U.S. report on UFOs not saying it’s aliens, but not saying it’s not aliens

The truth remains out there.

The Office of the Director of National Intelligence dropped the long-awaited UFO report Friday afternoon, and the 9-page unclassified document is sure to raise more questions than it answers. Titled “Preliminary Assessment: Unidentified Aerial Phenomena,” the report essentially throws up its hands and says that many of the unidentified aerial phenomena analyzed remain just that — unidentified.

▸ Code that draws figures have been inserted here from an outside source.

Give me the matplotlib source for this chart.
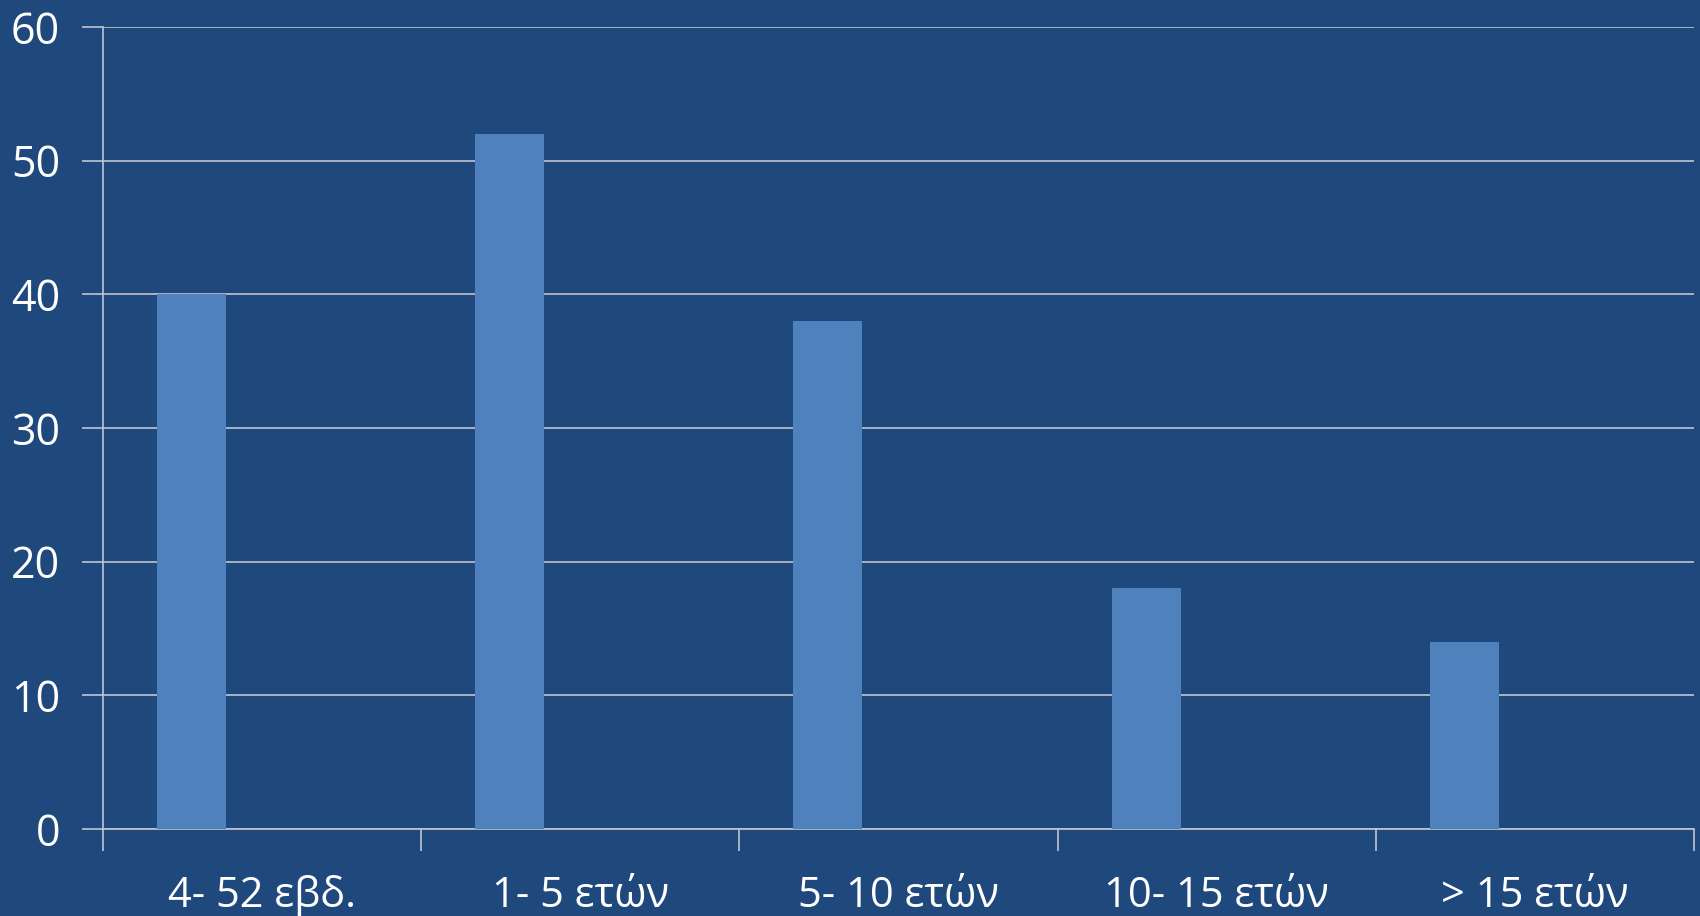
import matplotlib.pyplot as plt
import numpy as np

categories = ['4- 52 εβδ.', '1- 5 ετών', '5- 10 ετών', '10- 15 ετών', '> 15 ετών']
values = [40, 52, 38, 18, 14]

bg = '#1f487c'
bar_color = '#4f81bd'
line_color = '#bfc5cf'

plt.rcParams['font.family'] = ['Open Sans', 'DejaVu Sans']

fig = plt.figure(figsize=(17, 9.16), dpi=100, facecolor=bg)
ax = fig.add_axes([0.0606, 0.095, 0.9359, 0.8755])
ax.set_facecolor(bg)

x = np.arange(len(categories))
# clustered layout with three slots per category, only the first used
ax.bar(x - 0.222, values, width=0.217, color=bar_color, zorder=3)

ax.set_xlim(-0.5, len(categories) - 0.5)
ax.set_ylim(0, 60)
ax.set_yticks(range(0, 61, 10))
ax.yaxis.grid(True, color=line_color, linewidth=1.2, zorder=0)

ax.set_xticks(x)
ax.set_xticklabels(categories)
ax.set_xticks(np.arange(-0.5, len(categories), 1), minor=True)
ax.tick_params(axis='x', which='major', length=0, pad=33, labelsize=30, labelcolor='white')
ax.tick_params(axis='x', which='minor', length=16, width=1.2, color=line_color)
ax.tick_params(axis='y', length=15, width=1.2, color=line_color, pad=16, labelsize=31, labelcolor='white')

for s in ['top', 'right']:
    ax.spines[s].set_visible(False)
for s in ['left', 'bottom']:
    ax.spines[s].set_color(line_color)
    ax.spines[s].set_linewidth(1.2)

fig.savefig('out.png', facecolor=bg)
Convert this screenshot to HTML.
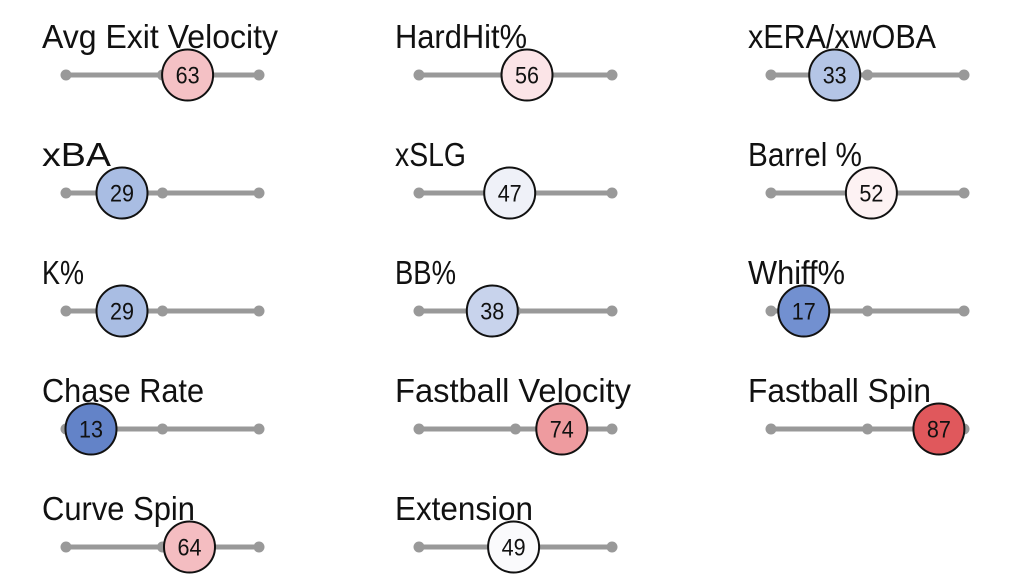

The report breaks the different types of UAP (the government’s way of saying UFO) into five categories. The first, “Airborne Clutter,” is pretty much what’d you expect, and includes stuff like birds and balloons. The next, “Natural Atmospheric Phenomena,” covers things like ice crystals. The third category, “USG or Industry Developmental Programs,” is a fancy way of saying secret U.S. military planes and the like. The fourth, “Foreign Adversary Systems,” is meant to describe technologies developed by foreign governments such as Russia or China.

The final category, which is the most interesting for our purposes, is “Other.” It’s basically a catchall for what the experts at the DNI have no way of explaining.

“Although most of the UAP described in our dataset probably remain unidentified due to limited data or challenges to collection processing or analysis, we may require additional scientific knowledge to successfully collect on, analyze and characterize some of them,” reads the report. “We would group such objects in this category pending scientific advances that allowed us to better understand them.”

More plainly put, they have no idea what that stuff is and don’t have the tools to figure it out.

Oh, and in what has to be the least surprising aspect of the report, it says that “a more sophisticated analysis of UAP that is likely to deepen our understanding […] would require additional investment.”

In other words, the DNI is saying if you really want to get to the bottom of this whole UFO thing, you’re probably going to need to throw some more money at it.

The renewed interest in UFO sightings kicked off in April of 2020 when the Pentagon released footage of a UAP. Since then, the broader public has begun to take pilots and experts who claim to have seen UAP more seriously.

And Friday’s report doesn’t dismiss those sightings out of hand, stating that 18 of the UAP studied “Appear to Demonstrate Advanced Technology.”

Unfortunately for all those hoping to be spirited off this warming planet, that advanced tech is still very much unidentified and not on its way to pick them up.